*What is being asked*. Copy, exactly as written, the lines that begin at the one containing "Generate a web" and end at the one containing "const pressStallY = [3.60, 4.45];". Skip any pictures in the data below.
>> BEGIN Given records
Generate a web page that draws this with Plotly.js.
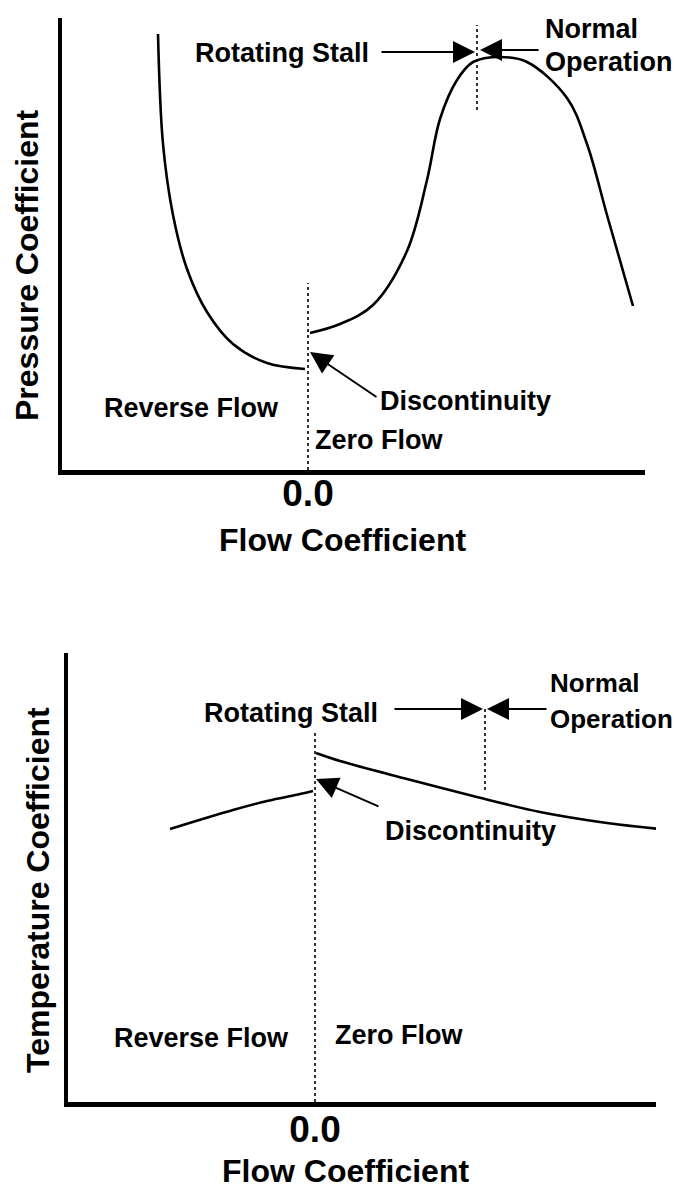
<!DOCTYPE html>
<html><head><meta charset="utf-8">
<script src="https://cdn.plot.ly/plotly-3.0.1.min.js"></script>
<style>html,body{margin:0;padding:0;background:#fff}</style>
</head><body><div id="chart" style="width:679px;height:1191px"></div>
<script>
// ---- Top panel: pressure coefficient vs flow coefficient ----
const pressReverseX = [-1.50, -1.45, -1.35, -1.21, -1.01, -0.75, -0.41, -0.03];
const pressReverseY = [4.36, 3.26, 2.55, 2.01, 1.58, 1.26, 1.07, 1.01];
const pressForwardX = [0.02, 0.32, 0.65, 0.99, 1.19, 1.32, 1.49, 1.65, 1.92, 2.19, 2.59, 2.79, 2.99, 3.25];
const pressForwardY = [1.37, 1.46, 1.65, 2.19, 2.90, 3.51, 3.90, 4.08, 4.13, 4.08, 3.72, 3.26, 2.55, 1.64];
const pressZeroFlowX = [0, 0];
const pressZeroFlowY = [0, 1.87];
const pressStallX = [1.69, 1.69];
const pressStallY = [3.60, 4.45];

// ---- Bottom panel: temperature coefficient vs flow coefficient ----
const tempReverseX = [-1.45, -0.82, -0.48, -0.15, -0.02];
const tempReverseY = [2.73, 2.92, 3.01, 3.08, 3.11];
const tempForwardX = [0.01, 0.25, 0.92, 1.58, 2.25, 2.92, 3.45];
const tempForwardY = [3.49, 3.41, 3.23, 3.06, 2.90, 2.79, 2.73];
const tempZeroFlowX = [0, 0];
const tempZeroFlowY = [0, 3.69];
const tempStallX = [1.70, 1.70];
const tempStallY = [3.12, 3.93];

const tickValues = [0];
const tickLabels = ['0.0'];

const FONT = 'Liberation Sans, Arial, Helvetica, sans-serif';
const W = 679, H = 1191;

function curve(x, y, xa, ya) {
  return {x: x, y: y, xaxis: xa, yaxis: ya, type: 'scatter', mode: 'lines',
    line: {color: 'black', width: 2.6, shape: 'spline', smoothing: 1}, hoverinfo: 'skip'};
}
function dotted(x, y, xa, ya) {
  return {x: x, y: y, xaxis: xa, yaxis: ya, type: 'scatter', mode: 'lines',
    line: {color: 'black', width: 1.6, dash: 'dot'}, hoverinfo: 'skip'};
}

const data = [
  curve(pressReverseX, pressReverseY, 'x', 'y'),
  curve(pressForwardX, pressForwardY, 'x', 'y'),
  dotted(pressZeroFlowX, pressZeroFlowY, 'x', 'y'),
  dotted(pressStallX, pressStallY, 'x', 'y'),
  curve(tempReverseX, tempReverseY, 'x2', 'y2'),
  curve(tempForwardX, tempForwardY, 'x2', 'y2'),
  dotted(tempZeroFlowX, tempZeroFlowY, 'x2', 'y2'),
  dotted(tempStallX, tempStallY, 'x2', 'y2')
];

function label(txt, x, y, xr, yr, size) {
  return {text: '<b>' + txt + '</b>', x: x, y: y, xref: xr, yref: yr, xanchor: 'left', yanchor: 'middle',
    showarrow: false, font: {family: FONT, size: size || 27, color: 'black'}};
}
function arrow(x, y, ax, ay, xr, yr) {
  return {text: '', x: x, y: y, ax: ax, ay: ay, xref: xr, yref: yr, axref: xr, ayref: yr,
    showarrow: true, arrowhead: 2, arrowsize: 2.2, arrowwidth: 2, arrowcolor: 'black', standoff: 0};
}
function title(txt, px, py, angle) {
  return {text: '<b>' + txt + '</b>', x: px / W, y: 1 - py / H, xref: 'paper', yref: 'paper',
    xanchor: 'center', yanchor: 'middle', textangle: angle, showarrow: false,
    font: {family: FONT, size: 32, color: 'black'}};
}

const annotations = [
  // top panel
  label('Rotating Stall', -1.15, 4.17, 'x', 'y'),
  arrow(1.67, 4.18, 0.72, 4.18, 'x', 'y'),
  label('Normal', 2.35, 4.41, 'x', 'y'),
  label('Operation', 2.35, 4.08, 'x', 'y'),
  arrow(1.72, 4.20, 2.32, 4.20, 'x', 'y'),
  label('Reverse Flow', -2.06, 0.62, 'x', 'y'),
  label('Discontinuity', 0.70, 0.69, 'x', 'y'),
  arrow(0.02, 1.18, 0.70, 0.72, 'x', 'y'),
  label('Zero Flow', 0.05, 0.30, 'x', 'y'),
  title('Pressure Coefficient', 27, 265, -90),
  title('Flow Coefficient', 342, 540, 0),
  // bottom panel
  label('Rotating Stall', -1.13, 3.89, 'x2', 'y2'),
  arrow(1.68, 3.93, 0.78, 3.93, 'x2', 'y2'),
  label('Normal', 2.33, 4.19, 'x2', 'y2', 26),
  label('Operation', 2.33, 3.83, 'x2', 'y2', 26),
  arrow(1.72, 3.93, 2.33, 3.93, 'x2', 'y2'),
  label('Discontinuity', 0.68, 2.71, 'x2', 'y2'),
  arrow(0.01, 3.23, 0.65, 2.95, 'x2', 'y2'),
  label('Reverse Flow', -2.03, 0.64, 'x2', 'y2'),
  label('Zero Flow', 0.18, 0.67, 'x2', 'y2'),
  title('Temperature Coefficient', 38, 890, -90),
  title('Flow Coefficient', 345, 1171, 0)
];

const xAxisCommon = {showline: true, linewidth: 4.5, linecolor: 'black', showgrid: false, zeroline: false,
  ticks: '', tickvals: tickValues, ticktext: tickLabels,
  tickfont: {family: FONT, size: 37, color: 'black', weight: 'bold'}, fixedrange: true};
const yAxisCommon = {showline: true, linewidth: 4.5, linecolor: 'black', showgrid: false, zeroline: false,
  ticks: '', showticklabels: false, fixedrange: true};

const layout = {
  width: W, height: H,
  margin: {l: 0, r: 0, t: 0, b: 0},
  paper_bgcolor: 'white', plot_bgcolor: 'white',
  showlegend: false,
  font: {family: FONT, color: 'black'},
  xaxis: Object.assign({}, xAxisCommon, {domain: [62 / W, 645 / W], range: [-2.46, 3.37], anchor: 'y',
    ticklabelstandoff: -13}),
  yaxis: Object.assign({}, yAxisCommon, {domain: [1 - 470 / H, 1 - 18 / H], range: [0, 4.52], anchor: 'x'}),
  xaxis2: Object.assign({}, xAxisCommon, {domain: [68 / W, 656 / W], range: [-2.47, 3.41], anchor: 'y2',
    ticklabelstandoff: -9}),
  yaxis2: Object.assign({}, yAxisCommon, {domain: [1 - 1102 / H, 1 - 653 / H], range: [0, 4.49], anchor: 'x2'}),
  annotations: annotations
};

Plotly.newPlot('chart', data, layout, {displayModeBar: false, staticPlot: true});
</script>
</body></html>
>> END Given records
>> BEGIN Given records
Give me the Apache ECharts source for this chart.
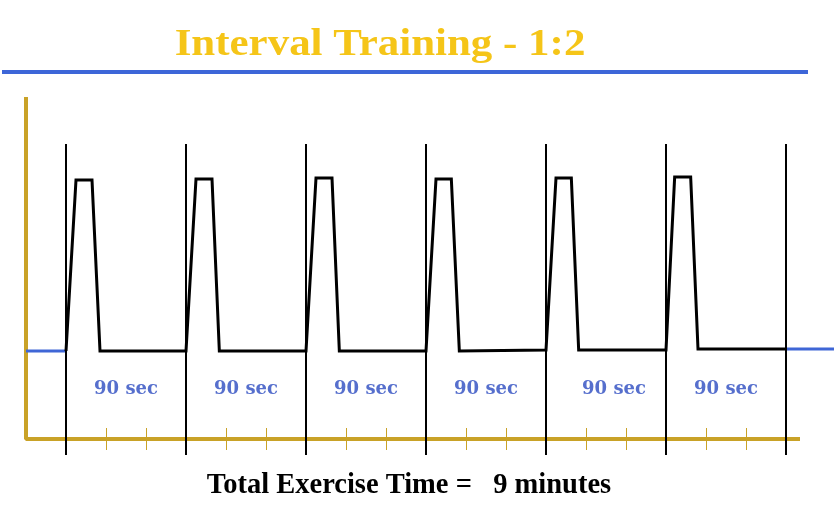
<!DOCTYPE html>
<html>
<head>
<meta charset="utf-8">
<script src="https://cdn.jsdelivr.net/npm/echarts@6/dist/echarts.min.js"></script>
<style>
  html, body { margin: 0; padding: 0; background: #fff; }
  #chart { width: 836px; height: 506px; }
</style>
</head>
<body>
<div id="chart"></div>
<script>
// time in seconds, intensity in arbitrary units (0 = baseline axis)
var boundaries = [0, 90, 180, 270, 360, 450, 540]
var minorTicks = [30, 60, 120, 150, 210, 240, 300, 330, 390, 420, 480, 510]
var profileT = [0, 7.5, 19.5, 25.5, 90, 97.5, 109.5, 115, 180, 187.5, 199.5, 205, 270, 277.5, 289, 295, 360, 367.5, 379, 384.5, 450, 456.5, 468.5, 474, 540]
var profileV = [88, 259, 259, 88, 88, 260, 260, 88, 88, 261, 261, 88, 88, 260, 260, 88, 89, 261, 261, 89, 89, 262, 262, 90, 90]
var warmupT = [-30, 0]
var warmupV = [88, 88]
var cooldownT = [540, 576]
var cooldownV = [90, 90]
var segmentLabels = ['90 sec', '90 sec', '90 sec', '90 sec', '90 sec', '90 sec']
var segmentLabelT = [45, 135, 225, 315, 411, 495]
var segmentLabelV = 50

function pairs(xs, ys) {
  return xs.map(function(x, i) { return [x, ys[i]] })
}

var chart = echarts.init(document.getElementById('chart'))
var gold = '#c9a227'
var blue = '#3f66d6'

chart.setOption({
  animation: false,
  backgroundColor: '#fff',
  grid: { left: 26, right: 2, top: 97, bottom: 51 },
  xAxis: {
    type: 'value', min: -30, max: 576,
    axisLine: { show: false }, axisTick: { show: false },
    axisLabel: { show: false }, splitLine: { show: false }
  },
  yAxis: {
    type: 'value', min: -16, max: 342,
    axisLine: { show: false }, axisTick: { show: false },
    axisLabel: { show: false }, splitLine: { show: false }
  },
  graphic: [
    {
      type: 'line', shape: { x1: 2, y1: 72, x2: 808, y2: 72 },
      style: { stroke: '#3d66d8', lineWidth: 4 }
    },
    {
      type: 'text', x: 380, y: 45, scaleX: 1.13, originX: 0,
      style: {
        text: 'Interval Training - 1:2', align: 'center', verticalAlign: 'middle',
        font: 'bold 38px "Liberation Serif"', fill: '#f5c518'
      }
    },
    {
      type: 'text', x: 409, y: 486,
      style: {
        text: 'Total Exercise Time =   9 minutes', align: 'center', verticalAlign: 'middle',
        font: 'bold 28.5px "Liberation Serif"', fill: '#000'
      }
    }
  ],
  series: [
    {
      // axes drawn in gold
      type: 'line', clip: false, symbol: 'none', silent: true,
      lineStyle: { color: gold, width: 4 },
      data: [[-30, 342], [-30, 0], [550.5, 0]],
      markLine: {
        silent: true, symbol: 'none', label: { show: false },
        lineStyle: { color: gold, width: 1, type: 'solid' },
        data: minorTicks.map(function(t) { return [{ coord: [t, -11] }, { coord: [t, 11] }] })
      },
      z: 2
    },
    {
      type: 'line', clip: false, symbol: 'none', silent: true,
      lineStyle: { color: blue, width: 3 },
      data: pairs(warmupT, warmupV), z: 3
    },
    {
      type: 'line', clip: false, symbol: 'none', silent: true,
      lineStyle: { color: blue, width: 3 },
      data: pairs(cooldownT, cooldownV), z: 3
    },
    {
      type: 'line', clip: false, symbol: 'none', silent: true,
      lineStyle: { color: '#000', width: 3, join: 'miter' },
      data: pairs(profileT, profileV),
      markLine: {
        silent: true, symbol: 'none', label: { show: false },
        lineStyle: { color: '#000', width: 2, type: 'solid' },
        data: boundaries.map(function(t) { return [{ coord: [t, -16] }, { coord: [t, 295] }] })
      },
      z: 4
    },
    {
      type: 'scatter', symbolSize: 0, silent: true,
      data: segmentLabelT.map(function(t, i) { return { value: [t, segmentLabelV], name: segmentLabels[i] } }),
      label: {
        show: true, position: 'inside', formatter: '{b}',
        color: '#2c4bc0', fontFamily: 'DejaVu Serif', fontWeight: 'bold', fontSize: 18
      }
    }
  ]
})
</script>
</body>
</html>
>> END Given records
*Task result*.
Generate a web page that draws this with Plotly.js.
<!DOCTYPE html>
<html><head><meta charset="utf-8">
<script src="https://cdn.plot.ly/plotly-3.0.1.min.js"></script>
<style>html,body{margin:0;padding:0;background:#fff}</style>
</head><body><div id="chart" style="width:679px;height:1191px"></div>
<script>
// ---- Top panel: pressure coefficient vs flow coefficient ----
const pressReverseX = [-1.50, -1.45, -1.35, -1.21, -1.01, -0.75, -0.41, -0.03];
const pressReverseY = [4.36, 3.26, 2.55, 2.01, 1.58, 1.26, 1.07, 1.01];
const pressForwardX = [0.02, 0.32, 0.65, 0.99, 1.19, 1.32, 1.49, 1.65, 1.92, 2.19, 2.59, 2.79, 2.99, 3.25];
const pressForwardY = [1.37, 1.46, 1.65, 2.19, 2.90, 3.51, 3.90, 4.08, 4.13, 4.08, 3.72, 3.26, 2.55, 1.64];
const pressZeroFlowX = [0, 0];
const pressZeroFlowY = [0, 1.87];
const pressStallX = [1.69, 1.69];
const pressStallY = [3.60, 4.45];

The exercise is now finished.